Compared to other languages, Python seems to have an unusually large number of application servers and templating languages. While it's easy to develop anything for the Web in Python, it would be peculiar to do so without first looking at the application servers available. Rather than continually recreating dynamic pages and scripts, the community has taken on the task of building these application servers to allow other users to create the content in easy-to-use templating systems.

Zope is the most well-known product in the space and provides an object-oriented interface to web publishing. With features too numerous to mention, it allows a robust and powerful object-publishing environment. Quixote and WebWare are two other application servers with similar, highly modular designs. These can be a real help to the overworked web developer who needs to reuse components and give other users the ability to create web sites.

There are times when an application server is just too much and a simple CGI script is all you need. The first recipe in this chapter, Recipe 11.2, is all you need to make sure your web server and Python CGI scripting setup are working correctly. Writing a CGI script doesn't get much simpler than this, although, as the recipe's discussion points out, you could use the cgi.test function to make it even shorter.

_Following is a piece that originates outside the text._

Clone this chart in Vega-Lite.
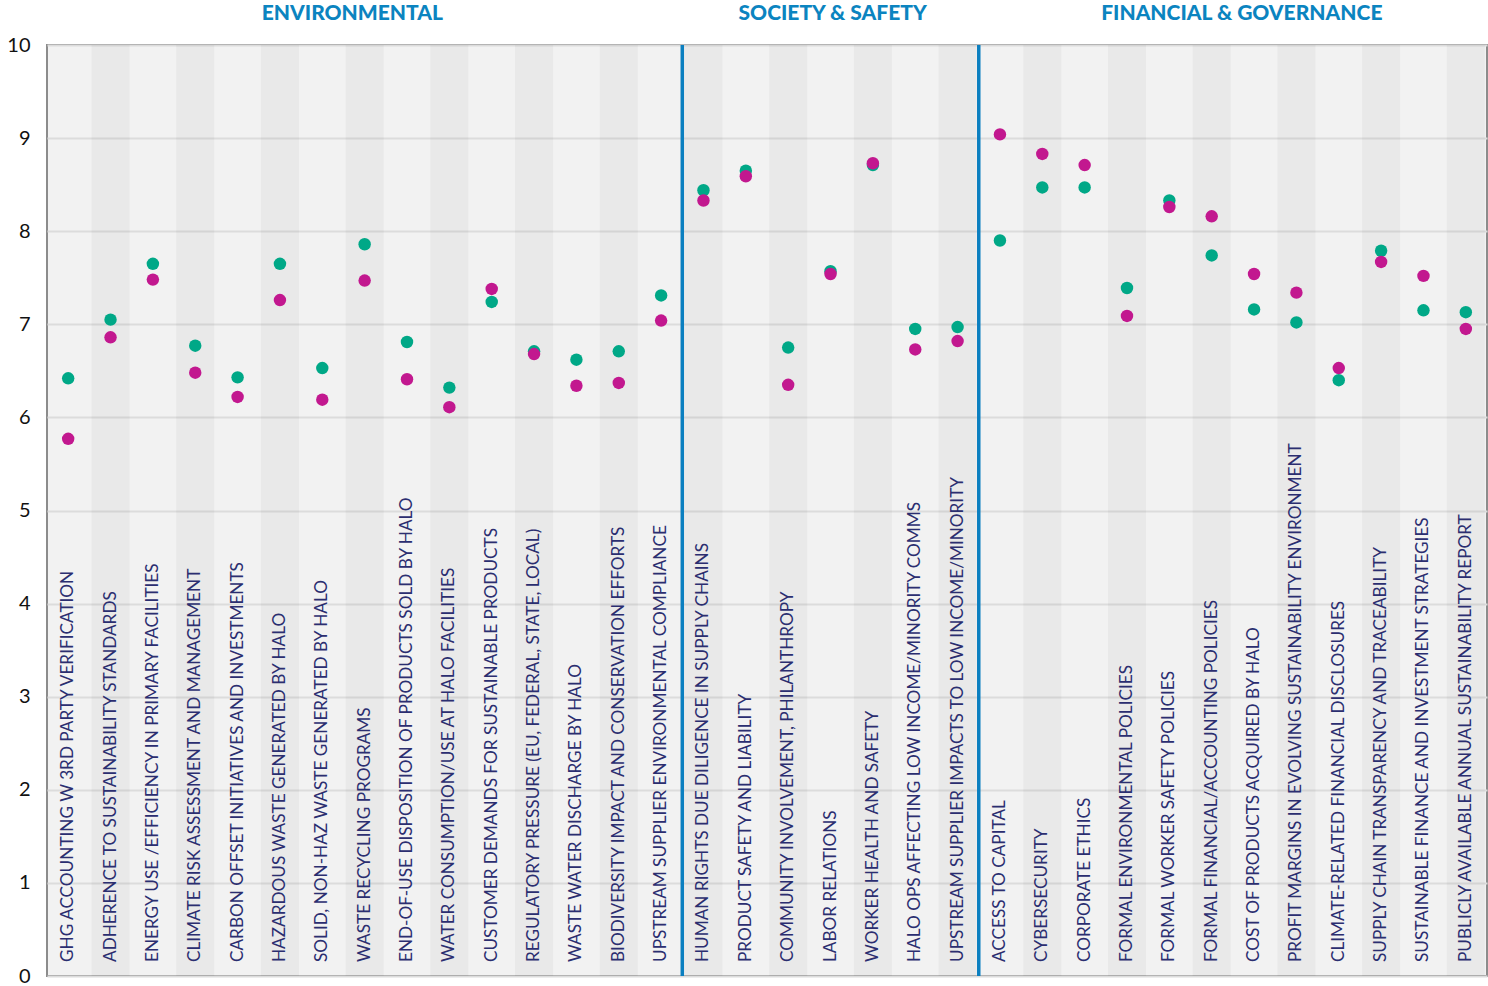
{
  "$schema": "https://vega.github.io/schema/vega-lite/v6.json",
  "width": 1440,
  "height": 931,
  "autosize": "none",
  "padding": {"left": 47, "top": 45, "right": 1, "bottom": 10},
  "background": "white",
  "config": {"view": {"fill": "#f2f2f2", "stroke": "#8c8c8c", "strokeWidth": 2}, "font": "Lato"},
  "data": {"values": [
    {"cat": "GHG ACCOUNTING W 3RD PARTY VERIFICATION", "group": "ENVIRONMENTAL", "Series 1": 6.42, "Series 2": 5.77},
    {"cat": "ADHERENCE TO  SUSTAINABILITY STANDARDS", "group": "ENVIRONMENTAL", "Series 1": 7.05, "Series 2": 6.86},
    {"cat": "ENERGY USE /EFFICIENCY IN PRIMARY FACILITIES", "group": "ENVIRONMENTAL", "Series 1": 7.65, "Series 2": 7.48},
    {"cat": "CLIMATE RISK ASSESSMENT AND MANAGEMENT", "group": "ENVIRONMENTAL", "Series 1": 6.77, "Series 2": 6.48},
    {"cat": "CARBON OFFSET INITIATIVES AND INVESTMENTS", "group": "ENVIRONMENTAL", "Series 1": 6.43, "Series 2": 6.22},
    {"cat": "HAZARDOUS WASTE GENERATED BY HALO", "group": "ENVIRONMENTAL", "Series 1": 7.65, "Series 2": 7.26},
    {"cat": "SOLID, NON-HAZ  WASTE GENERATED BY HALO", "group": "ENVIRONMENTAL", "Series 1": 6.53, "Series 2": 6.19},
    {"cat": "WASTE RECYCLING PROGRAMS", "group": "ENVIRONMENTAL", "Series 1": 7.86, "Series 2": 7.47},
    {"cat": "END-OF-USE DISPOSITION OF  PRODUCTS SOLD BY HALO", "group": "ENVIRONMENTAL", "Series 1": 6.81, "Series 2": 6.41},
    {"cat": "WATER CONSUMPTION/USE AT HALO FACILITIES", "group": "ENVIRONMENTAL", "Series 1": 6.32, "Series 2": 6.11},
    {"cat": "CUSTOMER DEMANDS FOR SUSTAINABLE PRODUCTS", "group": "ENVIRONMENTAL", "Series 1": 7.24, "Series 2": 7.38},
    {"cat": "REGULATORY PRESSURE (EU, FEDERAL, STATE, LOCAL)", "group": "ENVIRONMENTAL", "Series 1": 6.71, "Series 2": 6.68},
    {"cat": "WASTE WATER DISCHARGE BY HALO", "group": "ENVIRONMENTAL", "Series 1": 6.62, "Series 2": 6.34},
    {"cat": "BIODIVERSITY IMPACT AND CONSERVATION EFFORTS", "group": "ENVIRONMENTAL", "Series 1": 6.71, "Series 2": 6.37},
    {"cat": "UPSTREAM SUPPLIER ENVIRONMENTAL COMPLIANCE", "group": "ENVIRONMENTAL", "Series 1": 7.31, "Series 2": 7.04},
    {"cat": "HUMAN RIGHTS DUE DILIGENCE IN SUPPLY CHAINS", "group": "SOCIETY & SAFETY", "Series 1": 8.44, "Series 2": 8.33},
    {"cat": "PRODUCT SAFETY AND LIABILITY", "group": "SOCIETY & SAFETY", "Series 1": 8.65, "Series 2": 8.59},
    {"cat": "COMMUNITY INVOLVEMENT, PHILANTHROPY", "group": "SOCIETY & SAFETY", "Series 1": 6.75, "Series 2": 6.35},
    {"cat": "LABOR RELATIONS", "group": "SOCIETY & SAFETY", "Series 1": 7.57, "Series 2": 7.54},
    {"cat": "WORKER HEALTH AND SAFETY", "group": "SOCIETY & SAFETY", "Series 1": 8.71, "Series 2": 8.73},
    {"cat": "HALO OPS AFFECTING LOW INCOME/MINORITY COMMS", "group": "SOCIETY & SAFETY", "Series 1": 6.95, "Series 2": 6.73},
    {"cat": "UPSTREAM SUPPLIER IMPACTS TO LOW INCOME/MINORITY", "group": "SOCIETY & SAFETY", "Series 1": 6.97, "Series 2": 6.82},
    {"cat": "ACCESS TO CAPITAL", "group": "FINANCIAL & GOVERNANCE", "Series 1": 7.90, "Series 2": 9.04},
    {"cat": "CYBERSECURITY", "group": "FINANCIAL & GOVERNANCE", "Series 1": 8.47, "Series 2": 8.83},
    {"cat": "CORPORATE ETHICS", "group": "FINANCIAL & GOVERNANCE", "Series 1": 8.47, "Series 2": 8.71},
    {"cat": "FORMAL ENVIRONMENTAL POLICIES", "group": "FINANCIAL & GOVERNANCE", "Series 1": 7.39, "Series 2": 7.09},
    {"cat": "FORMAL WORKER SAFETY POLICIES", "group": "FINANCIAL & GOVERNANCE", "Series 1": 8.33, "Series 2": 8.26},
    {"cat": "FORMAL FINANCIAL/ACCOUNTING POLICIES", "group": "FINANCIAL & GOVERNANCE", "Series 1": 7.74, "Series 2": 8.16},
    {"cat": "COST OF PRODUCTS ACQUIRED BY HALO", "group": "FINANCIAL & GOVERNANCE", "Series 1": 7.16, "Series 2": 7.54},
    {"cat": "PROFIT MARGINS IN EVOLVING SUSTAINABILITY ENVIRONMENT", "group": "FINANCIAL & GOVERNANCE", "Series 1": 7.02, "Series 2": 7.34},
    {"cat": "CLIMATE-RELATED FINANCIAL DISCLOSURES", "group": "FINANCIAL & GOVERNANCE", "Series 1": 6.40, "Series 2": 6.53},
    {"cat": "SUPPLY CHAIN TRANSPARENCY AND TRACEABILITY", "group": "FINANCIAL & GOVERNANCE", "Series 1": 7.79, "Series 2": 7.67},
    {"cat": "SUSTAINABLE FINANCE  AND INVESTMENT STRATEGIES", "group": "FINANCIAL & GOVERNANCE", "Series 1": 7.15, "Series 2": 7.52},
    {"cat": "PUBLICLY AVAILABLE  ANNUAL SUSTAINABILITY REPORT", "group": "FINANCIAL & GOVERNANCE", "Series 1": 7.13, "Series 2": 6.95}
  ]},
  "transform": [{"window": [{"op": "row_number", "as": "idx"}]}],
  "encoding": {
    "x": {"field": "cat", "type": "nominal", "sort": null, "scale": {"paddingInner": 0, "paddingOuter": 0}, "axis": null}
  },
  "layer": [
    {
      "mark": {"type": "rect", "width": {"band": 0.9}, "fill": "#000000"},
      "encoding": {
        "y": {"datum": 0, "type": "quantitative", "scale": {"domain": [0, 10], "nice": false, "zero": true},
          "axis": {"values": [0,1,2,3,4,5,6,7,8,9,10], "format": "d", "domain": false, "ticks": false, "grid": true, "gridColor": "#dcdcdc", "gridWidth": 2, "labelFontSize": 20, "labelColor": "#111111", "labelPadding": 17, "title": null, "labelFont": "Lato"}},
        "y2": {"datum": 10},
        "fillOpacity": {"condition": {"test": "datum.idx % 2 === 0", "value": 0.036}, "value": 0}
      }
    },
    {
      "mark": {"type": "text", "angle": 270, "align": "left", "baseline": "middle", "dx": 14, "fontSize": 17.2, "color": "#2b2e70"},
      "encoding": {"y": {"datum": 0, "type": "quantitative"}, "text": {"field": "cat"}}
    },
    {
      "transform": [{"filter": "datum.cat === 'HUMAN RIGHTS DUE DILIGENCE IN SUPPLY CHAINS' || datum.cat === 'ACCESS TO CAPITAL'"}],
      "mark": {"type": "rule", "color": "#0b7fc0", "strokeWidth": 3.5},
      "encoding": {"x": {"field": "cat", "type": "nominal", "sort": null, "bandPosition": 0}}
    },
    {
      "transform": [{"fold": ["Series 1", "Series 2"], "as": ["series", "score"]}],
      "mark": {"type": "point", "filled": true, "opacity": 1, "size": 155},
      "encoding": {
        "y": {"field": "score", "type": "quantitative"},
        "color": {"field": "series", "type": "nominal", "scale": {"domain": ["Series 1", "Series 2"], "range": ["#00a887", "#c2188f"]}, "legend": null}
      }
    },
    {
      "transform": [{"filter": "datum.cat === 'WASTE RECYCLING PROGRAMS' || datum.cat === 'COST OF PRODUCTS ACQUIRED BY HALO'"}],
      "mark": {"type": "text", "align": "center", "baseline": "middle", "dy": -31, "fontSize": 21, "fontWeight": 900, "color": "#0b84c0"},
      "encoding": {"x": {"field": "cat", "type": "nominal", "sort": null, "bandPosition": 0.21}, "y": {"datum": 10, "type": "quantitative"}, "text": {"field": "group"}}
    },
    {
      "transform": [{"filter": "datum.cat === 'LABOR RELATIONS'"}],
      "mark": {"type": "text", "align": "center", "baseline": "middle", "dy": -31, "fontSize": 21, "fontWeight": 900, "color": "#0b84c0"},
      "encoding": {"x": {"field": "cat", "type": "nominal", "sort": null, "bandPosition": 0.55}, "y": {"datum": 10, "type": "quantitative"}, "text": {"field": "group"}}
    }
  ]
}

Another common task is the parsing of HTML, either on your own site or on other web sites. Parsing HTML tags correctly is not as simple as many developers first think, as they optimistically assume a few regular expressions or string searches will see them through. While such approaches will work for parsing data from other sites, they don't provide enough security to ensure that incoming HTML contains no malicious tags. Recipe 11.7 is a good example of using sgmllib to parse incoming data and strip any offending JavaScript. Most web developers create more than just dynamic web pages, and there are many relevant, useful recipes in other chapters that describe parsing XML, reading network resources and systems administration, for example.